» **Challenge**: Reproduce the listing below without changes, except that pictures are left out.

» **Dataset content**:
-*-

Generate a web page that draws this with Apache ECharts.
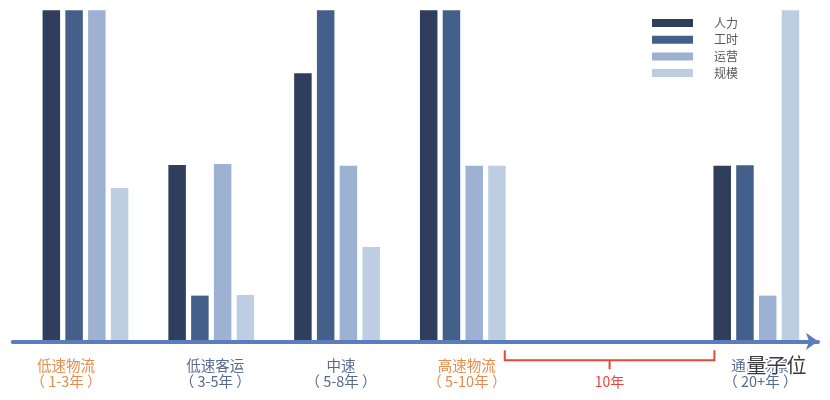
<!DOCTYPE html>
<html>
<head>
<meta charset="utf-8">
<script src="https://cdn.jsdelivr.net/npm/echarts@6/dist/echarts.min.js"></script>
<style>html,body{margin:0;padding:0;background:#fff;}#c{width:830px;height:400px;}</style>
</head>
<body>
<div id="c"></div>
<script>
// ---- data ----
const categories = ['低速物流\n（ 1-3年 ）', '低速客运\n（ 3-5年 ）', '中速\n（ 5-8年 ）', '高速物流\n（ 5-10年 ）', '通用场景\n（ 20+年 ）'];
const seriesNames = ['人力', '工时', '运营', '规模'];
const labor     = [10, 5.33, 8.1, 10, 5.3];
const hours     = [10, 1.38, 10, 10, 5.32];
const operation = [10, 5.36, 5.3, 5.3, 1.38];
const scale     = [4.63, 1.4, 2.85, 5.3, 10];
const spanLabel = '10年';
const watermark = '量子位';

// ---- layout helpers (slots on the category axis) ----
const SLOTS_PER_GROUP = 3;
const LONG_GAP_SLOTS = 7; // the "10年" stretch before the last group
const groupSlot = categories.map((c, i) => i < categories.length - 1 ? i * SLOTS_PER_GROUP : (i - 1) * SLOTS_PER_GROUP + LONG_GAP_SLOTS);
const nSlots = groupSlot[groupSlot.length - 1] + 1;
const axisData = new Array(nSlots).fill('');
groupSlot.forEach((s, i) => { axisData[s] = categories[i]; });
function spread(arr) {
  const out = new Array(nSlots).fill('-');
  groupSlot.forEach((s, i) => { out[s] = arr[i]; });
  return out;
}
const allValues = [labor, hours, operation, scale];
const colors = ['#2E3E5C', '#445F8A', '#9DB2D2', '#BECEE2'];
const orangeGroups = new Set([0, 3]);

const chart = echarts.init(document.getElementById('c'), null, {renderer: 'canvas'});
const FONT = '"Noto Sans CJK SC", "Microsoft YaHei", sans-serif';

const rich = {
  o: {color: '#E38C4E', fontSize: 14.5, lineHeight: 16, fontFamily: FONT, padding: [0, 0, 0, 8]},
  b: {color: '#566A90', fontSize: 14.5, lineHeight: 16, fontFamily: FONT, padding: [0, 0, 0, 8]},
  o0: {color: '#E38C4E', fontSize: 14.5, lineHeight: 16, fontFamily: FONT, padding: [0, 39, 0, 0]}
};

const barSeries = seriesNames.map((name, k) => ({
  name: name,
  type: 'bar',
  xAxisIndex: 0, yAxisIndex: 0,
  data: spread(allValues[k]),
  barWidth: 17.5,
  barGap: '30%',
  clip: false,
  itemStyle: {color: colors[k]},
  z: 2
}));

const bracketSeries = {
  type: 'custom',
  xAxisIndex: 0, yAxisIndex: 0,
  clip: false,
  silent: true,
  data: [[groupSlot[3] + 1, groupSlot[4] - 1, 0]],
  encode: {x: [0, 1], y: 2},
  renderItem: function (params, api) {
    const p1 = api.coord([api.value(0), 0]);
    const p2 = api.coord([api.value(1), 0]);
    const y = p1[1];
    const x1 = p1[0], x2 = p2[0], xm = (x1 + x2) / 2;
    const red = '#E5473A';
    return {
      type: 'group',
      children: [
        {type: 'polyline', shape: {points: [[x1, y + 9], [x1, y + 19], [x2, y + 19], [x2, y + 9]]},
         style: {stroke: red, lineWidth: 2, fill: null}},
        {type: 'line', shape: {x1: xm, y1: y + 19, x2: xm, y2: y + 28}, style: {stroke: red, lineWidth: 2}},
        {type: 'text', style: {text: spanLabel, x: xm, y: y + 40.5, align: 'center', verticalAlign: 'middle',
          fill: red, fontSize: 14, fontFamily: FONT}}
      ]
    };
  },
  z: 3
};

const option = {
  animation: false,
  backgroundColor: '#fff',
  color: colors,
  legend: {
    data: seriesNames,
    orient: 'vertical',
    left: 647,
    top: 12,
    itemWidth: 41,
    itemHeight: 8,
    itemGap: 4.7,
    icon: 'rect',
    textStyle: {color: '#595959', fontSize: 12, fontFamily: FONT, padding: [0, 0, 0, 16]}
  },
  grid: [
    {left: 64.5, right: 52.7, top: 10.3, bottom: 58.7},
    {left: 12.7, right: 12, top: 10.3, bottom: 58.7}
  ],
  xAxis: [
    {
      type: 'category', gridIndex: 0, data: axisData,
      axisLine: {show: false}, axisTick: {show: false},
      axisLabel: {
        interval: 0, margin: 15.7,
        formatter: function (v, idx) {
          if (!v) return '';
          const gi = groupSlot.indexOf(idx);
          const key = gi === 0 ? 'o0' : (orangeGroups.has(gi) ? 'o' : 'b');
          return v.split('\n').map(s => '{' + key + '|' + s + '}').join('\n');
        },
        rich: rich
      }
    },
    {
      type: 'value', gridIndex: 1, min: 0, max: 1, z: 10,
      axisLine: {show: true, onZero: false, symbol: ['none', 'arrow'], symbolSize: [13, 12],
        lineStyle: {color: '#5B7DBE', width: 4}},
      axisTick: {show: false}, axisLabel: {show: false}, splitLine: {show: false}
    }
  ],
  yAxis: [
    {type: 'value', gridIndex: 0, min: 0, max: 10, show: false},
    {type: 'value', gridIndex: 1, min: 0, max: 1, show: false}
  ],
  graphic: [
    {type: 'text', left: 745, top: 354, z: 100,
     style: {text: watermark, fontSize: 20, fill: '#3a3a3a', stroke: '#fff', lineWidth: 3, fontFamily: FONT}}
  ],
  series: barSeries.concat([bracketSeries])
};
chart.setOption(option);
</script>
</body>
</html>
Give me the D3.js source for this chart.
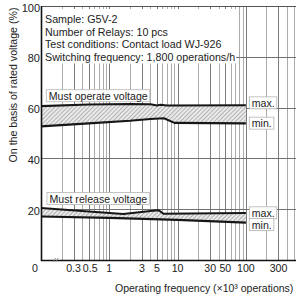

-*-

» **Exercise response**:
Generate a web page that draws this with Apache ECharts.
<!DOCTYPE html>
<html>
<head>
<meta charset="utf-8">
<script src="https://cdn.jsdelivr.net/npm/echarts@6/dist/echarts.min.js"></script>
<style>html,body{margin:0;padding:0;background:#fff;}#c{width:830px;height:400px;}</style>
</head>
<body>
<div id="c"></div>
<script>
// ---- data ----
const categories = ['低速物流\n（ 1-3年 ）', '低速客运\n（ 3-5年 ）', '中速\n（ 5-8年 ）', '高速物流\n（ 5-10年 ）', '通用场景\n（ 20+年 ）'];
const seriesNames = ['人力', '工时', '运营', '规模'];
const labor     = [10, 5.33, 8.1, 10, 5.3];
const hours     = [10, 1.38, 10, 10, 5.32];
const operation = [10, 5.36, 5.3, 5.3, 1.38];
const scale     = [4.63, 1.4, 2.85, 5.3, 10];
const spanLabel = '10年';
const watermark = '量子位';

// ---- layout helpers (slots on the category axis) ----
const SLOTS_PER_GROUP = 3;
const LONG_GAP_SLOTS = 7; // the "10年" stretch before the last group
const groupSlot = categories.map((c, i) => i < categories.length - 1 ? i * SLOTS_PER_GROUP : (i - 1) * SLOTS_PER_GROUP + LONG_GAP_SLOTS);
const nSlots = groupSlot[groupSlot.length - 1] + 1;
const axisData = new Array(nSlots).fill('');
groupSlot.forEach((s, i) => { axisData[s] = categories[i]; });
function spread(arr) {
  const out = new Array(nSlots).fill('-');
  groupSlot.forEach((s, i) => { out[s] = arr[i]; });
  return out;
}
const allValues = [labor, hours, operation, scale];
const colors = ['#2E3E5C', '#445F8A', '#9DB2D2', '#BECEE2'];
const orangeGroups = new Set([0, 3]);

const chart = echarts.init(document.getElementById('c'), null, {renderer: 'canvas'});
const FONT = '"Noto Sans CJK SC", "Microsoft YaHei", sans-serif';

const rich = {
  o: {color: '#E38C4E', fontSize: 14.5, lineHeight: 16, fontFamily: FONT, padding: [0, 0, 0, 8]},
  b: {color: '#566A90', fontSize: 14.5, lineHeight: 16, fontFamily: FONT, padding: [0, 0, 0, 8]},
  o0: {color: '#E38C4E', fontSize: 14.5, lineHeight: 16, fontFamily: FONT, padding: [0, 39, 0, 0]}
};

const barSeries = seriesNames.map((name, k) => ({
  name: name,
  type: 'bar',
  xAxisIndex: 0, yAxisIndex: 0,
  data: spread(allValues[k]),
  barWidth: 17.5,
  barGap: '30%',
  clip: false,
  itemStyle: {color: colors[k]},
  z: 2
}));

const bracketSeries = {
  type: 'custom',
  xAxisIndex: 0, yAxisIndex: 0,
  clip: false,
  silent: true,
  data: [[groupSlot[3] + 1, groupSlot[4] - 1, 0]],
  encode: {x: [0, 1], y: 2},
  renderItem: function (params, api) {
    const p1 = api.coord([api.value(0), 0]);
    const p2 = api.coord([api.value(1), 0]);
    const y = p1[1];
    const x1 = p1[0], x2 = p2[0], xm = (x1 + x2) / 2;
    const red = '#E5473A';
    return {
      type: 'group',
      children: [
        {type: 'polyline', shape: {points: [[x1, y + 9], [x1, y + 19], [x2, y + 19], [x2, y + 9]]},
         style: {stroke: red, lineWidth: 2, fill: null}},
        {type: 'line', shape: {x1: xm, y1: y + 19, x2: xm, y2: y + 28}, style: {stroke: red, lineWidth: 2}},
        {type: 'text', style: {text: spanLabel, x: xm, y: y + 40.5, align: 'center', verticalAlign: 'middle',
          fill: red, fontSize: 14, fontFamily: FONT}}
      ]
    };
  },
  z: 3
};

const option = {
  animation: false,
  backgroundColor: '#fff',
  color: colors,
  legend: {
    data: seriesNames,
    orient: 'vertical',
    left: 647,
    top: 12,
    itemWidth: 41,
    itemHeight: 8,
    itemGap: 4.7,
    icon: 'rect',
    textStyle: {color: '#595959', fontSize: 12, fontFamily: FONT, padding: [0, 0, 0, 16]}
  },
  grid: [
    {left: 64.5, right: 52.7, top: 10.3, bottom: 58.7},
    {left: 12.7, right: 12, top: 10.3, bottom: 58.7}
  ],
  xAxis: [
    {
      type: 'category', gridIndex: 0, data: axisData,
      axisLine: {show: false}, axisTick: {show: false},
      axisLabel: {
        interval: 0, margin: 15.7,
        formatter: function (v, idx) {
          if (!v) return '';
          const gi = groupSlot.indexOf(idx);
          const key = gi === 0 ? 'o0' : (orangeGroups.has(gi) ? 'o' : 'b');
          return v.split('\n').map(s => '{' + key + '|' + s + '}').join('\n');
        },
        rich: rich
      }
    },
    {
      type: 'value', gridIndex: 1, min: 0, max: 1, z: 10,
      axisLine: {show: true, onZero: false, symbol: ['none', 'arrow'], symbolSize: [13, 12],
        lineStyle: {color: '#5B7DBE', width: 4}},
      axisTick: {show: false}, axisLabel: {show: false}, splitLine: {show: false}
    }
  ],
  yAxis: [
    {type: 'value', gridIndex: 0, min: 0, max: 10, show: false},
    {type: 'value', gridIndex: 1, min: 0, max: 1, show: false}
  ],
  graphic: [
    {type: 'text', left: 745, top: 354, z: 100,
     style: {text: watermark, fontSize: 20, fill: '#3a3a3a', stroke: '#fff', lineWidth: 3, fontFamily: FONT}}
  ],
  series: barSeries.concat([bracketSeries])
};
chart.setOption(option);
</script>
</body>
</html>
Give me the D3.js source for this chart.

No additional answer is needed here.